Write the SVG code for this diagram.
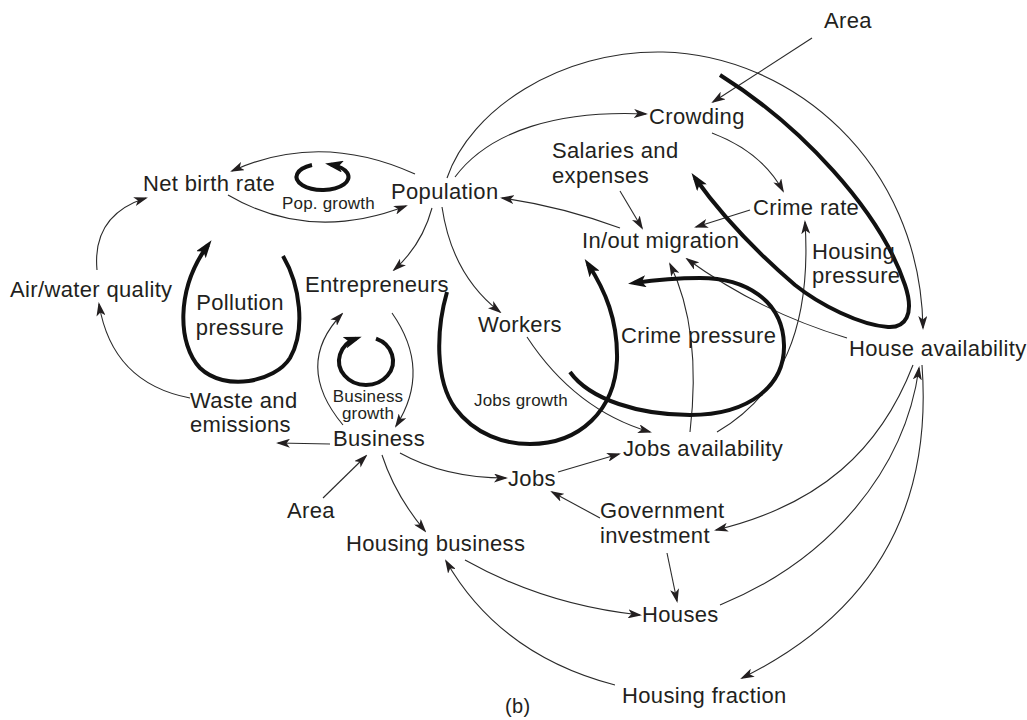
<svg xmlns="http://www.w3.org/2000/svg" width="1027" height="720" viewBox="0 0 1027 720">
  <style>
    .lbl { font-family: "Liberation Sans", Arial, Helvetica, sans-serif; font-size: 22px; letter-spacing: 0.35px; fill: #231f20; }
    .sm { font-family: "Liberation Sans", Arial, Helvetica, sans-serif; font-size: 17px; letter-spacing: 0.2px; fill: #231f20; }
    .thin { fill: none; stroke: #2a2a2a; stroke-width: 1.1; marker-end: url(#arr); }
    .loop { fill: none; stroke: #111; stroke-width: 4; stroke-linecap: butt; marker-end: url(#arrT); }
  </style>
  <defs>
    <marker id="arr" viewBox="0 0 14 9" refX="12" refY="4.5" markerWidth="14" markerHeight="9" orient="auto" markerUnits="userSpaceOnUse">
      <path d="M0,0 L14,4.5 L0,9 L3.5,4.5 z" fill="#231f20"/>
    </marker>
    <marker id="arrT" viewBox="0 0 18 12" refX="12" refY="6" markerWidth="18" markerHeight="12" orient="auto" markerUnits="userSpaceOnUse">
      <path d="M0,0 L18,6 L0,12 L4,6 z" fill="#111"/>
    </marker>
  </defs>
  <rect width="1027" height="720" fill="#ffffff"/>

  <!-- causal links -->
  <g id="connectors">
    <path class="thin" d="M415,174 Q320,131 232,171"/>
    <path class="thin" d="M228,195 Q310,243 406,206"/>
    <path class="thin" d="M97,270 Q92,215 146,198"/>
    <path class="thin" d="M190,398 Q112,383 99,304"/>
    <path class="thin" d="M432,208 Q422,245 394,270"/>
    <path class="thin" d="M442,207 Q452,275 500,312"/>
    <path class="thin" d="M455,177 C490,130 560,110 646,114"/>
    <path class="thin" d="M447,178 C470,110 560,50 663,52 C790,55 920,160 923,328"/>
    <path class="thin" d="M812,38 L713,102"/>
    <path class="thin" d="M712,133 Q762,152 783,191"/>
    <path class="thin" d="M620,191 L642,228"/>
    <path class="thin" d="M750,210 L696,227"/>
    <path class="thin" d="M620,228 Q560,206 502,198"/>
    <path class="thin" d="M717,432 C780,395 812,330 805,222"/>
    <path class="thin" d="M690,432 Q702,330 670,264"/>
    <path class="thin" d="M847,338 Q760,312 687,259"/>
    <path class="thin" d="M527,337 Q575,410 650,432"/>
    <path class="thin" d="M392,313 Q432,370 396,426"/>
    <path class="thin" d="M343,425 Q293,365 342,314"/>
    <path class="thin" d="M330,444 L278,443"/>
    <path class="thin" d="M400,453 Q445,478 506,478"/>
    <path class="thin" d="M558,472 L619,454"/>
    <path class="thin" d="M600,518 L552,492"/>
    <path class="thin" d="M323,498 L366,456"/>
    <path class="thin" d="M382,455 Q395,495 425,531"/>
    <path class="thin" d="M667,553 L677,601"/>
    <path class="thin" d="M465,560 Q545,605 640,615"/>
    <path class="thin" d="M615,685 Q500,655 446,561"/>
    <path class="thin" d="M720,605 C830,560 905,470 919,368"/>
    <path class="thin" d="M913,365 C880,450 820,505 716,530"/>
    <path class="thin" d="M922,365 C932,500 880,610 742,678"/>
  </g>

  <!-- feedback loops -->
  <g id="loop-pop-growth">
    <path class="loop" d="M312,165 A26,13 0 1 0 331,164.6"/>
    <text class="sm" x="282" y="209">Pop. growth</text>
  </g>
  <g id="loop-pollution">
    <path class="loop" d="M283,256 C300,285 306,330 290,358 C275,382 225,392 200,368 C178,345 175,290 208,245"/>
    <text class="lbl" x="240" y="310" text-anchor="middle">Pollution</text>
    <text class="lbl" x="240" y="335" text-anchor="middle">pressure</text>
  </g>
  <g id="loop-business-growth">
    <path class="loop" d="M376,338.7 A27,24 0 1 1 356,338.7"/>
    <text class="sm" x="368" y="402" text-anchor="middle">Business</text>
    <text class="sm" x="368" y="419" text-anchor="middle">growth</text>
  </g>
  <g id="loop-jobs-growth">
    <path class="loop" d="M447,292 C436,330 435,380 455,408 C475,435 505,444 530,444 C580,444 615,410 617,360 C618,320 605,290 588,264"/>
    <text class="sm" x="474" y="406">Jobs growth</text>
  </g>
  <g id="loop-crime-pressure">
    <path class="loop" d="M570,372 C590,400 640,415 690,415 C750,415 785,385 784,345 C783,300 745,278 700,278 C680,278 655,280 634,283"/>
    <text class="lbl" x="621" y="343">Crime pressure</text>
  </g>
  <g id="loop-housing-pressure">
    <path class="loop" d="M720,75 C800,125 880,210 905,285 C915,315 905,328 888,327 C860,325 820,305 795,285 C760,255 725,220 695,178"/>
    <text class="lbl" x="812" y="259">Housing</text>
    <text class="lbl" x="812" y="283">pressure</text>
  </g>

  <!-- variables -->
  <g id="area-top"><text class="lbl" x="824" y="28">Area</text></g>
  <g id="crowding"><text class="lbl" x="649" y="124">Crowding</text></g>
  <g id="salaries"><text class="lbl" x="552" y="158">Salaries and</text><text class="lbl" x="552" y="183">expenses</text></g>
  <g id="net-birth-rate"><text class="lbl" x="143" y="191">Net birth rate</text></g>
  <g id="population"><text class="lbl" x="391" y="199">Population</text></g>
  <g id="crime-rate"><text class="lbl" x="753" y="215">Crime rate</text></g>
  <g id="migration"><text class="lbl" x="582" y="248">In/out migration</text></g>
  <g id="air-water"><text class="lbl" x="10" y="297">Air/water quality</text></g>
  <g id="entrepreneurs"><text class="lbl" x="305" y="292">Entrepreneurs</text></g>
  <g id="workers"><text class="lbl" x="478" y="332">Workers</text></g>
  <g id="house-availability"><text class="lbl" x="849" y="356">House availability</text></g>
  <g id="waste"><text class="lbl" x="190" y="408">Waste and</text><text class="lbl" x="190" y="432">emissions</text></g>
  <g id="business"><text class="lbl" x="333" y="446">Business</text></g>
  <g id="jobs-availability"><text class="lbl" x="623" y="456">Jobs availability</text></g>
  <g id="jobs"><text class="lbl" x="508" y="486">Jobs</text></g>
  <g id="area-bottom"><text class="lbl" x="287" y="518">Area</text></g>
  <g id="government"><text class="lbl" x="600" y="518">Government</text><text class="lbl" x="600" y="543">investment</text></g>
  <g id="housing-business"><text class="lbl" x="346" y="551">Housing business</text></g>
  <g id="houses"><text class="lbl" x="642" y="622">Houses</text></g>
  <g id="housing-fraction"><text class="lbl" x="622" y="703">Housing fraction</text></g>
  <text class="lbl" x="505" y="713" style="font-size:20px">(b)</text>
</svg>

• YOUR TASK:
Print the whole listing above once more, word for word, without its pictures.

• EXERCISE RESULT:
Write the SVG code for this diagram.
<svg xmlns="http://www.w3.org/2000/svg" width="1027" height="720" viewBox="0 0 1027 720">
  <style>
    .lbl { font-family: "Liberation Sans", Arial, Helvetica, sans-serif; font-size: 22px; letter-spacing: 0.35px; fill: #231f20; }
    .sm { font-family: "Liberation Sans", Arial, Helvetica, sans-serif; font-size: 17px; letter-spacing: 0.2px; fill: #231f20; }
    .thin { fill: none; stroke: #2a2a2a; stroke-width: 1.1; marker-end: url(#arr); }
    .loop { fill: none; stroke: #111; stroke-width: 4; stroke-linecap: butt; marker-end: url(#arrT); }
  </style>
  <defs>
    <marker id="arr" viewBox="0 0 14 9" refX="12" refY="4.5" markerWidth="14" markerHeight="9" orient="auto" markerUnits="userSpaceOnUse">
      <path d="M0,0 L14,4.5 L0,9 L3.5,4.5 z" fill="#231f20"/>
    </marker>
    <marker id="arrT" viewBox="0 0 18 12" refX="12" refY="6" markerWidth="18" markerHeight="12" orient="auto" markerUnits="userSpaceOnUse">
      <path d="M0,0 L18,6 L0,12 L4,6 z" fill="#111"/>
    </marker>
  </defs>
  <rect width="1027" height="720" fill="#ffffff"/>

  <!-- causal links -->
  <g id="connectors">
    <path class="thin" d="M415,174 Q320,131 232,171"/>
    <path class="thin" d="M228,195 Q310,243 406,206"/>
    <path class="thin" d="M97,270 Q92,215 146,198"/>
    <path class="thin" d="M190,398 Q112,383 99,304"/>
    <path class="thin" d="M432,208 Q422,245 394,270"/>
    <path class="thin" d="M442,207 Q452,275 500,312"/>
    <path class="thin" d="M455,177 C490,130 560,110 646,114"/>
    <path class="thin" d="M447,178 C470,110 560,50 663,52 C790,55 920,160 923,328"/>
    <path class="thin" d="M812,38 L713,102"/>
    <path class="thin" d="M712,133 Q762,152 783,191"/>
    <path class="thin" d="M620,191 L642,228"/>
    <path class="thin" d="M750,210 L696,227"/>
    <path class="thin" d="M620,228 Q560,206 502,198"/>
    <path class="thin" d="M717,432 C780,395 812,330 805,222"/>
    <path class="thin" d="M690,432 Q702,330 670,264"/>
    <path class="thin" d="M847,338 Q760,312 687,259"/>
    <path class="thin" d="M527,337 Q575,410 650,432"/>
    <path class="thin" d="M392,313 Q432,370 396,426"/>
    <path class="thin" d="M343,425 Q293,365 342,314"/>
    <path class="thin" d="M330,444 L278,443"/>
    <path class="thin" d="M400,453 Q445,478 506,478"/>
    <path class="thin" d="M558,472 L619,454"/>
    <path class="thin" d="M600,518 L552,492"/>
    <path class="thin" d="M323,498 L366,456"/>
    <path class="thin" d="M382,455 Q395,495 425,531"/>
    <path class="thin" d="M667,553 L677,601"/>
    <path class="thin" d="M465,560 Q545,605 640,615"/>
    <path class="thin" d="M615,685 Q500,655 446,561"/>
    <path class="thin" d="M720,605 C830,560 905,470 919,368"/>
    <path class="thin" d="M913,365 C880,450 820,505 716,530"/>
    <path class="thin" d="M922,365 C932,500 880,610 742,678"/>
  </g>

  <!-- feedback loops -->
  <g id="loop-pop-growth">
    <path class="loop" d="M312,165 A26,13 0 1 0 331,164.6"/>
    <text class="sm" x="282" y="209">Pop. growth</text>
  </g>
  <g id="loop-pollution">
    <path class="loop" d="M283,256 C300,285 306,330 290,358 C275,382 225,392 200,368 C178,345 175,290 208,245"/>
    <text class="lbl" x="240" y="310" text-anchor="middle">Pollution</text>
    <text class="lbl" x="240" y="335" text-anchor="middle">pressure</text>
  </g>
  <g id="loop-business-growth">
    <path class="loop" d="M376,338.7 A27,24 0 1 1 356,338.7"/>
    <text class="sm" x="368" y="402" text-anchor="middle">Business</text>
    <text class="sm" x="368" y="419" text-anchor="middle">growth</text>
  </g>
  <g id="loop-jobs-growth">
    <path class="loop" d="M447,292 C436,330 435,380 455,408 C475,435 505,444 530,444 C580,444 615,410 617,360 C618,320 605,290 588,264"/>
    <text class="sm" x="474" y="406">Jobs growth</text>
  </g>
  <g id="loop-crime-pressure">
    <path class="loop" d="M570,372 C590,400 640,415 690,415 C750,415 785,385 784,345 C783,300 745,278 700,278 C680,278 655,280 634,283"/>
    <text class="lbl" x="621" y="343">Crime pressure</text>
  </g>
  <g id="loop-housing-pressure">
    <path class="loop" d="M720,75 C800,125 880,210 905,285 C915,315 905,328 888,327 C860,325 820,305 795,285 C760,255 725,220 695,178"/>
    <text class="lbl" x="812" y="259">Housing</text>
    <text class="lbl" x="812" y="283">pressure</text>
  </g>

  <!-- variables -->
  <g id="area-top"><text class="lbl" x="824" y="28">Area</text></g>
  <g id="crowding"><text class="lbl" x="649" y="124">Crowding</text></g>
  <g id="salaries"><text class="lbl" x="552" y="158">Salaries and</text><text class="lbl" x="552" y="183">expenses</text></g>
  <g id="net-birth-rate"><text class="lbl" x="143" y="191">Net birth rate</text></g>
  <g id="population"><text class="lbl" x="391" y="199">Population</text></g>
  <g id="crime-rate"><text class="lbl" x="753" y="215">Crime rate</text></g>
  <g id="migration"><text class="lbl" x="582" y="248">In/out migration</text></g>
  <g id="air-water"><text class="lbl" x="10" y="297">Air/water quality</text></g>
  <g id="entrepreneurs"><text class="lbl" x="305" y="292">Entrepreneurs</text></g>
  <g id="workers"><text class="lbl" x="478" y="332">Workers</text></g>
  <g id="house-availability"><text class="lbl" x="849" y="356">House availability</text></g>
  <g id="waste"><text class="lbl" x="190" y="408">Waste and</text><text class="lbl" x="190" y="432">emissions</text></g>
  <g id="business"><text class="lbl" x="333" y="446">Business</text></g>
  <g id="jobs-availability"><text class="lbl" x="623" y="456">Jobs availability</text></g>
  <g id="jobs"><text class="lbl" x="508" y="486">Jobs</text></g>
  <g id="area-bottom"><text class="lbl" x="287" y="518">Area</text></g>
  <g id="government"><text class="lbl" x="600" y="518">Government</text><text class="lbl" x="600" y="543">investment</text></g>
  <g id="housing-business"><text class="lbl" x="346" y="551">Housing business</text></g>
  <g id="houses"><text class="lbl" x="642" y="622">Houses</text></g>
  <g id="housing-fraction"><text class="lbl" x="622" y="703">Housing fraction</text></g>
  <text class="lbl" x="505" y="713" style="font-size:20px">(b)</text>
</svg>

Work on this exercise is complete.